Lines from the one containing "Write a Python" to the one containing "plt.rcParams['mathtext.fontset'] = 'stix'", both lines included, are to be extracted exactly from the data below; pictures are excluded.

--- begin Supplied entries ---

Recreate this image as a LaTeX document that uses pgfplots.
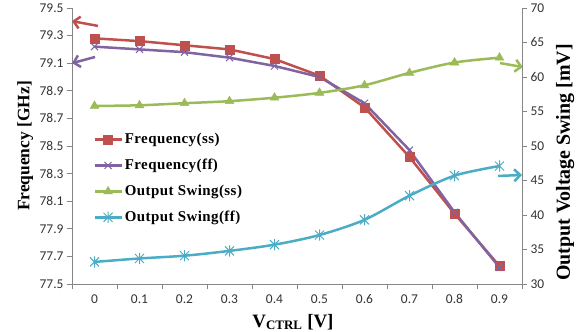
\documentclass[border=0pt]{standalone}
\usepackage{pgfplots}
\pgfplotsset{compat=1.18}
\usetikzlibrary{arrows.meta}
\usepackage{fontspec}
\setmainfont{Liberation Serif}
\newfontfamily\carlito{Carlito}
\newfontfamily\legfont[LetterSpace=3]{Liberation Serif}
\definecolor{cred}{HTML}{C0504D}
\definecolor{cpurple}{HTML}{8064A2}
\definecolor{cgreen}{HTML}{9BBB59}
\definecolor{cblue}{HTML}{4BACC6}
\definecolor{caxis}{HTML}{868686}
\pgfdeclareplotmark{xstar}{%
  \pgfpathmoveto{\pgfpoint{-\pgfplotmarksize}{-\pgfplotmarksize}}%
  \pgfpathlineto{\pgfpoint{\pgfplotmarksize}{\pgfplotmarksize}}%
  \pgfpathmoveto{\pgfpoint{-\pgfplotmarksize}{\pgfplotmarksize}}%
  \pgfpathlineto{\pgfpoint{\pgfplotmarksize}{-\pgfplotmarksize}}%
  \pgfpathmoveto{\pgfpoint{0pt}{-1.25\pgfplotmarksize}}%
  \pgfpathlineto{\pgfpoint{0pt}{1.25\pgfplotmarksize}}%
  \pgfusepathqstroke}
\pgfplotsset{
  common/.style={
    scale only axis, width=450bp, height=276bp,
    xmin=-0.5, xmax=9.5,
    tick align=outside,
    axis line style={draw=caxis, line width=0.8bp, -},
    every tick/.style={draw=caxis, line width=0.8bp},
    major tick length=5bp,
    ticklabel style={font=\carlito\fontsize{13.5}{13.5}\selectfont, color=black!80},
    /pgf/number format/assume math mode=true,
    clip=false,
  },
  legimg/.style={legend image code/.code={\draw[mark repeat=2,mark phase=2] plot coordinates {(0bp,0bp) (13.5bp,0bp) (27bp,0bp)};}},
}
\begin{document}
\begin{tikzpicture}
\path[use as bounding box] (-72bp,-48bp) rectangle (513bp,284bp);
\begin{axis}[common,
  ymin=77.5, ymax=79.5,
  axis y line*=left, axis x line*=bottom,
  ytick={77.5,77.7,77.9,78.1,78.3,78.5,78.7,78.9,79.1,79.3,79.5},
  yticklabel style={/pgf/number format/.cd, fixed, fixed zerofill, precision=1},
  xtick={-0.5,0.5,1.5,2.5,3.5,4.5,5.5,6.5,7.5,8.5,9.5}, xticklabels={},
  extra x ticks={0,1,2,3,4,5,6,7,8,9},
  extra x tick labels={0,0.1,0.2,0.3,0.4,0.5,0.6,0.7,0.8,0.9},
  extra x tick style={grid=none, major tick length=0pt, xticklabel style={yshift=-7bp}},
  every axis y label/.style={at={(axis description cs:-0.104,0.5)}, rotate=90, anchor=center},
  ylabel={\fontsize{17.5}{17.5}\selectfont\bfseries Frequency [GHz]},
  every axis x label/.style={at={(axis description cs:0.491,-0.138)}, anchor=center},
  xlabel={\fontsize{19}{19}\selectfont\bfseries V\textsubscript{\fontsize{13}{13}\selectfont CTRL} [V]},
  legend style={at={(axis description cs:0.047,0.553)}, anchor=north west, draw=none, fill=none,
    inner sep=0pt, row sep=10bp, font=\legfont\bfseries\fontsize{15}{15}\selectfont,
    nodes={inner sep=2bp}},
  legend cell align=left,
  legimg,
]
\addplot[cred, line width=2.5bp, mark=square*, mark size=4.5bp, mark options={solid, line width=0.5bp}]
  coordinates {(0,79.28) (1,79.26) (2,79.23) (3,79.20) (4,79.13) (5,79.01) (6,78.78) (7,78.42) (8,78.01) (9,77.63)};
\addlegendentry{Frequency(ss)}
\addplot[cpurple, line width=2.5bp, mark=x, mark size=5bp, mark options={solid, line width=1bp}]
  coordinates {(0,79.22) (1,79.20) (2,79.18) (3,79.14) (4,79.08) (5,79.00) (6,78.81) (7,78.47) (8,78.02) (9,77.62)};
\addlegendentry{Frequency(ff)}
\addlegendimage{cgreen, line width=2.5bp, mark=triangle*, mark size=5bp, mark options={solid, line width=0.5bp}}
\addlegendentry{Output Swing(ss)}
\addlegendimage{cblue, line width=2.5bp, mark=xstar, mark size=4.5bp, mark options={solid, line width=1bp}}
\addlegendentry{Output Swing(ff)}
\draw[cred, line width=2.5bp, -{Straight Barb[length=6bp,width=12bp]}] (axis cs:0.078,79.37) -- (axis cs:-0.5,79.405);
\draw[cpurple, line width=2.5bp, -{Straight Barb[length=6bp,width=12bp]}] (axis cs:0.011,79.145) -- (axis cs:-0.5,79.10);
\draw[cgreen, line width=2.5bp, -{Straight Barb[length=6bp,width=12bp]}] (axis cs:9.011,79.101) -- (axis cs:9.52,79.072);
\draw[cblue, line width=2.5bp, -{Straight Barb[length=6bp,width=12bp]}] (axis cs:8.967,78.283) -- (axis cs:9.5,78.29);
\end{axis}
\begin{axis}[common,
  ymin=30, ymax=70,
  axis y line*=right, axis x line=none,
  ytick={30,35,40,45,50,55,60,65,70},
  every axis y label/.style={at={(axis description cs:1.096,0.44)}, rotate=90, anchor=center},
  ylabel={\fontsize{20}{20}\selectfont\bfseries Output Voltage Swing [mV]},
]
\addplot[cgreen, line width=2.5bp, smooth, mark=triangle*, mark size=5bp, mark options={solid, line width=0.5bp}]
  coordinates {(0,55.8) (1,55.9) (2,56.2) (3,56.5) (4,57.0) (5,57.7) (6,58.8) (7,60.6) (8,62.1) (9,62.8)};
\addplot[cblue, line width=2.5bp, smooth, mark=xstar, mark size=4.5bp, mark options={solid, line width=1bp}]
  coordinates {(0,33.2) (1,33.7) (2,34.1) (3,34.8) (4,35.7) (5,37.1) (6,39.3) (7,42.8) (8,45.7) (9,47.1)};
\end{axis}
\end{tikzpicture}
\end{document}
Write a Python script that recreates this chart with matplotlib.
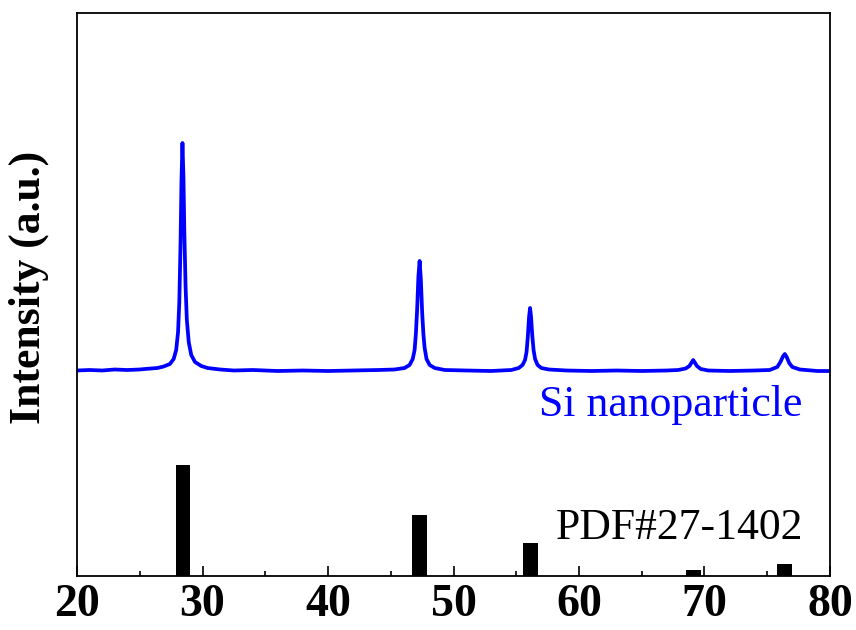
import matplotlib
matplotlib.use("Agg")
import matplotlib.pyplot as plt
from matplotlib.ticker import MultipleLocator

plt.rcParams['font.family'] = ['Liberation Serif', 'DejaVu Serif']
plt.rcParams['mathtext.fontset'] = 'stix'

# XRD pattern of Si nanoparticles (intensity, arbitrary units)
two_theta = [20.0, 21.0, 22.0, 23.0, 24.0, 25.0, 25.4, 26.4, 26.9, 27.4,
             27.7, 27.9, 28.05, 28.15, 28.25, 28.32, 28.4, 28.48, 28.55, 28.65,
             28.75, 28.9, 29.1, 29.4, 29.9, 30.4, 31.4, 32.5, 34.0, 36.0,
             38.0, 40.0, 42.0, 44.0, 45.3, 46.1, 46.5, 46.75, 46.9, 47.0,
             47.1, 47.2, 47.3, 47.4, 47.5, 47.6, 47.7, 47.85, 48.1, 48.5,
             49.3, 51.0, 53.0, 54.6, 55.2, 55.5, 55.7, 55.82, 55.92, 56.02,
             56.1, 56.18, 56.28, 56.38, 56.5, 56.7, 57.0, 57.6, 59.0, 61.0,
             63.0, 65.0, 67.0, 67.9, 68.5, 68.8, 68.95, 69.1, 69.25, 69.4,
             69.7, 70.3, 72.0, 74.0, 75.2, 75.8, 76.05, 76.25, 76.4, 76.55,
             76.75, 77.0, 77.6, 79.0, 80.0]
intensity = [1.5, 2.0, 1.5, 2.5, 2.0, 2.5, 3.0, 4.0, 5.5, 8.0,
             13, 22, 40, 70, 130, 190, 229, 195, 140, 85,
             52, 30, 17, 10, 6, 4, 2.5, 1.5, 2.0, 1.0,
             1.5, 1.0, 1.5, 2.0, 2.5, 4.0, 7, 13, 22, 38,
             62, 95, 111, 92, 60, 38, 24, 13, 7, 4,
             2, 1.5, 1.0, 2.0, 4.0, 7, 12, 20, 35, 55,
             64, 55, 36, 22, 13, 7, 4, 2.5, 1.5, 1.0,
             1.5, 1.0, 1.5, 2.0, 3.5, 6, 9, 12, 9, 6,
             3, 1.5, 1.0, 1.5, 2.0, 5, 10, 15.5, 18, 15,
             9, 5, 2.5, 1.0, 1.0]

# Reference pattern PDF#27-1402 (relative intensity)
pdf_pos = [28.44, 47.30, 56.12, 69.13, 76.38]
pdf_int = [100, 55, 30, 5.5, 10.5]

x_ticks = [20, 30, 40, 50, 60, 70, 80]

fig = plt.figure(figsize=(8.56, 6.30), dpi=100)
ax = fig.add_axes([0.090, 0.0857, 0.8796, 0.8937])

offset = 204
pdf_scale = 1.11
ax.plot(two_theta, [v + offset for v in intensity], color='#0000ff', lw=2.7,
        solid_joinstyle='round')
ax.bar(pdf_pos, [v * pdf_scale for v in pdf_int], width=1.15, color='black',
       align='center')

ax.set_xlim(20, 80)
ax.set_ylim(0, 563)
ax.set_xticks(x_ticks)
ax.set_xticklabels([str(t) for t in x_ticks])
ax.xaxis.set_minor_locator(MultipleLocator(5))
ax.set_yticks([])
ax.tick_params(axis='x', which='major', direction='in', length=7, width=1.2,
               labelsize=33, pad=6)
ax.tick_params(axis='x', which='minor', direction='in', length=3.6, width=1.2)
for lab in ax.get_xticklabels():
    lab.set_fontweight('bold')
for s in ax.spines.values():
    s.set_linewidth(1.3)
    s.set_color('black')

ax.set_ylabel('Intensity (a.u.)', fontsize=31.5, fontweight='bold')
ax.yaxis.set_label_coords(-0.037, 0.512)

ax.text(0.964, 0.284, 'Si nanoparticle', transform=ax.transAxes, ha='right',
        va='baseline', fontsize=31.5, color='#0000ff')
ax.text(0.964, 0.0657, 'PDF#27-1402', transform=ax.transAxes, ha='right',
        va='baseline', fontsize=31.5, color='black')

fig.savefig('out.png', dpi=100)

--- end Supplied entries ---

■ **Written answer**:
Write a Python script that recreates this chart with matplotlib.
import matplotlib
matplotlib.use("Agg")
import matplotlib.pyplot as plt
from matplotlib.ticker import MultipleLocator

plt.rcParams['font.family'] = ['Liberation Serif', 'DejaVu Serif']
plt.rcParams['mathtext.fontset'] = 'stix'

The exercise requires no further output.